* Begin *

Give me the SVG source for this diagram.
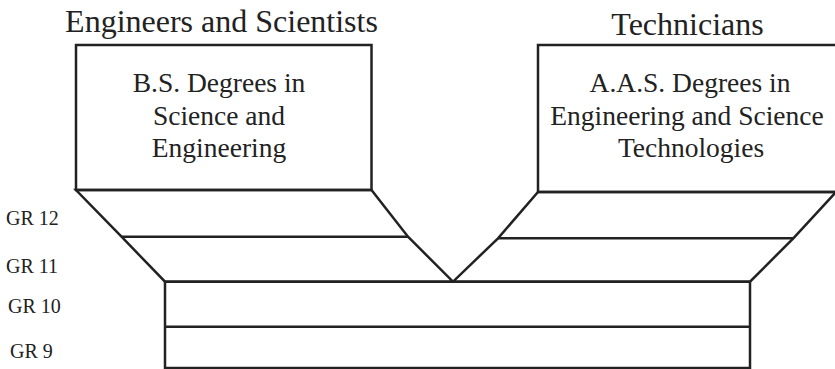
<svg xmlns="http://www.w3.org/2000/svg" width="835" height="369" viewBox="0 0 835 369">
  <style>
    .ln { fill: none; stroke: #222; stroke-width: 2.5; stroke-linejoin: miter; }
    .t { font-family: 'Liberation Serif', 'Times New Roman', serif; fill: #222; text-anchor: middle; }
    .title { font-size: 32px; }
    .box { font-size: 27.5px; }
    .gr { font-family: 'Liberation Serif', 'Times New Roman', serif; fill: #222; font-size: 20px; }
  </style>
  <rect width="835" height="369" fill="#fff"/>

  <g id="left-column">
    <text class="t title" x="221.5" y="32">Engineers and Scientists</text>
    <g id="bs-box">
      <rect class="ln" x="76" y="45" width="295.5" height="145"/>
      <text class="t box" x="219" y="91.7">B.S. Degrees in</text>
      <text class="t box" x="219" y="125">Science and</text>
      <text class="t box" x="219" y="156.7">Engineering</text>
    </g>
    <g id="left-funnel">
      <polygon class="ln" points="76,190 371.5,190 408,236.7 453,281.7 165,281.7 121.5,236.7"/>
      <line class="ln" x1="121.5" y1="236.7" x2="408" y2="236.7"/>
    </g>
  </g>

  <g id="right-column">
    <text class="t title" x="687.5" y="35">Technicians</text>
    <g id="aas-box">
      <rect class="ln" x="538" y="45" width="302" height="147"/>
      <text class="t box" x="690" y="91.7">A.A.S. Degrees in</text>
      <text class="t box" x="687" y="124.5">Engineering and Science</text>
      <text class="t box" x="691" y="156.7">Technologies</text>
    </g>
    <g id="right-funnel">
      <polygon class="ln" points="538,192 836,192 793.3,238.3 750,281.7 453,281.7 498,238.3"/>
      <line class="ln" x1="498" y1="238.3" x2="793.3" y2="238.3"/>
    </g>
  </g>

  <g id="base">
    <rect class="ln" x="165" y="281.7" width="585" height="86.3"/>
    <line class="ln" x1="165" y1="326.7" x2="750" y2="326.7"/>
  </g>

  <g id="grade-labels">
    <text class="gr" x="6" y="225">GR 12</text>
    <text class="gr" x="6" y="273">GR 11</text>
    <text class="gr" x="8" y="313">GR 10</text>
    <text class="gr" x="10" y="358">GR 9</text>
  </g>
  <g id="connectors"/>
</svg>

* End *

- _Work to do_:
Every line should be retyped exactly, with the pictures omitted.

- _Response to the task_:
Give me the SVG source for this diagram.
<svg xmlns="http://www.w3.org/2000/svg" width="835" height="369" viewBox="0 0 835 369">
  <style>
    .ln { fill: none; stroke: #222; stroke-width: 2.5; stroke-linejoin: miter; }
    .t { font-family: 'Liberation Serif', 'Times New Roman', serif; fill: #222; text-anchor: middle; }
    .title { font-size: 32px; }
    .box { font-size: 27.5px; }
    .gr { font-family: 'Liberation Serif', 'Times New Roman', serif; fill: #222; font-size: 20px; }
  </style>
  <rect width="835" height="369" fill="#fff"/>

  <g id="left-column">
    <text class="t title" x="221.5" y="32">Engineers and Scientists</text>
    <g id="bs-box">
      <rect class="ln" x="76" y="45" width="295.5" height="145"/>
      <text class="t box" x="219" y="91.7">B.S. Degrees in</text>
      <text class="t box" x="219" y="125">Science and</text>
      <text class="t box" x="219" y="156.7">Engineering</text>
    </g>
    <g id="left-funnel">
      <polygon class="ln" points="76,190 371.5,190 408,236.7 453,281.7 165,281.7 121.5,236.7"/>
      <line class="ln" x1="121.5" y1="236.7" x2="408" y2="236.7"/>
    </g>
  </g>

  <g id="right-column">
    <text class="t title" x="687.5" y="35">Technicians</text>
    <g id="aas-box">
      <rect class="ln" x="538" y="45" width="302" height="147"/>
      <text class="t box" x="690" y="91.7">A.A.S. Degrees in</text>
      <text class="t box" x="687" y="124.5">Engineering and Science</text>
      <text class="t box" x="691" y="156.7">Technologies</text>
    </g>
    <g id="right-funnel">
      <polygon class="ln" points="538,192 836,192 793.3,238.3 750,281.7 453,281.7 498,238.3"/>
      <line class="ln" x1="498" y1="238.3" x2="793.3" y2="238.3"/>
    </g>
  </g>

  <g id="base">
    <rect class="ln" x="165" y="281.7" width="585" height="86.3"/>
    <line class="ln" x1="165" y1="326.7" x2="750" y2="326.7"/>
  </g>

  <g id="grade-labels">
    <text class="gr" x="6" y="225">GR 12</text>
    <text class="gr" x="6" y="273">GR 11</text>
    <text class="gr" x="8" y="313">GR 10</text>
    <text class="gr" x="10" y="358">GR 9</text>
  </g>
  <g id="connectors"/>
</svg>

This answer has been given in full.